Wednesday, April 16, 2014
Blood Always Tells, by Hilary Davidson
arc (my many thanks to the author for my copy)
It's the perfect reading day here -- rainy, gray, overcast. The housecleaner person has been and gone, so it's my one day that rolls around every every two weeks for doing whatever I want to do. My choice was to finish Blood Always Tells, the newest novel by Hilary Davidson. Quite honestly, I'm usually up to my neck in really dark noir or I'm into translated crime, so I've not read anything by this author before and I didn't quite know what to expect. Once I started reading, it was an easy story to get into and an even easier story to stay with.

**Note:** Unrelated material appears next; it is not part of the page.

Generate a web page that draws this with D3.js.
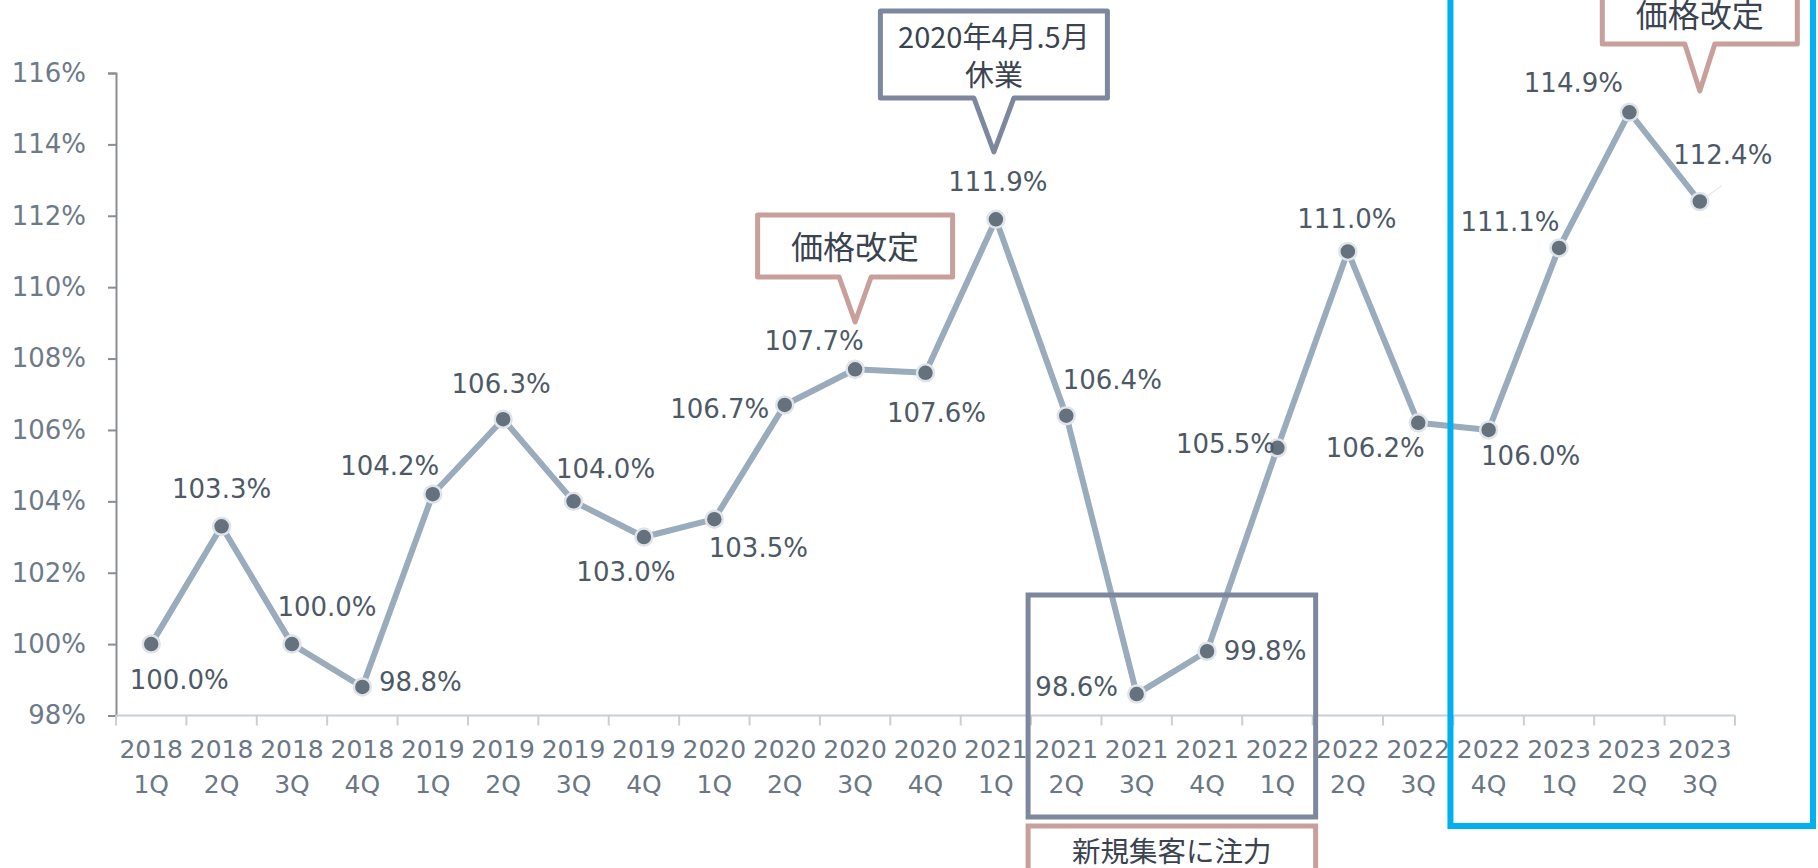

Sadly, I can't really give more than a brief overview of this book because it would totally wreck things for potential readers, but I'll tell what I can. Dominique Monaghan is a former model who becomes entangled with Gary Cowan, former boxer and serious loser. He's married to a multi-billionaire who was forced to take on a husband by her father or forfeit the family fortune. He's stuck -- he can't divorce her and she can't divorce him without remarrying in thirty days, something she doesn't want to do. Dominique knows all of this and also knows that Gary's marriage is a total sham. What she can't forgive though, is that she's seen him in some photos with a young girl who looks like she's still in high school -- so she plans a little blackmail for revenge. But things go terribly awry, and stranded in a strange house, in the middle of the night she manages to make a call to her brother Desmond for help. Desmond, who's been her protector since she was four years old, rushes to her aid. It isn't long until he unwittingly finds himself in the middle of a strange and twisted plot that makes him a person of interest to the police and worse, a target for people who don't like him getting involved in their affairs.
It's interesting how the author structured this novel. It's written in three parts, each headed by a name of a character whose life is tied to a secret of some sort. These characters also have to weigh whether or not the secrets they keep will put them at an advantage or disadvantage if revealed -- and sometimes the choice is a tough one because of the very human costs involved. The title is also very appropriate -- it's just too bad I can't say why, but whoever reads the book will definitely understand.
This novel is a much lighter sort of book than I usually pick up, so I had to approach it a little differently than normal. Overall, Blood Always Tells was a pretty good read, and considering my usual fare, I was surprised at how much I enjoyed this book. It starts right away with a complicated and knotty puzzle that drew me in right away; before long there are a lot more questions than answers to sift through -- my kind of mystery. There's an added bonus at the beginning as well -- the establishment of a creepy atmosphere with an old house out in the middle of the Pennsylvania woods, where there are no nearby neighbors and where Dominique has no clue where she might be. While I have to admit to figuring out part of the answers before the ending, there are a number of twists that kept me guessing as to what was really going on here. That's always a plus -- if I can figure things out easily, I'm very disappointed. I will say that I enjoyed parts one and two much more than part three -- this one seemed a little rushed to me and not as well developed as the others either in terms of the characters or in terms of storyline; the ending was also a bit abrupt. I actually checked to see if there was more after the ending just because I wasn't expecting it to end like it did. I also thought that the NYC detective guy was maybe a little typecast. On the other hand, the author writes without having to resort to padding her book with unnecessary sex scenes, cheesy romantic moments, f-bombs, or the usual chapters on chapters of inner turmoil that many modern authors seem to think must absolutely be part of a crime novel. She stays on task, and is very no nonsense and to the point, something I very much appreciate.
Blood Always Tells has a solid mystery at its core as well as a few twists I never saw coming. I think this book would be perfect for crime readers who like the police on the periphery rather than as the main focus of the story. It's also a good choice for readers who just aren't into the overly-edgy/gritty noirish-type novels and prefer their crime on the lighter side, meaning that it's more of a straight-up mystery novel without a lot of sex and gratuitous violence filling the pages. I think there are probably many more readers in this category, so it should be a great success.
My thanks again to the author -- I enjoyed leaving my usual darkness-reading self behind for a couple of days!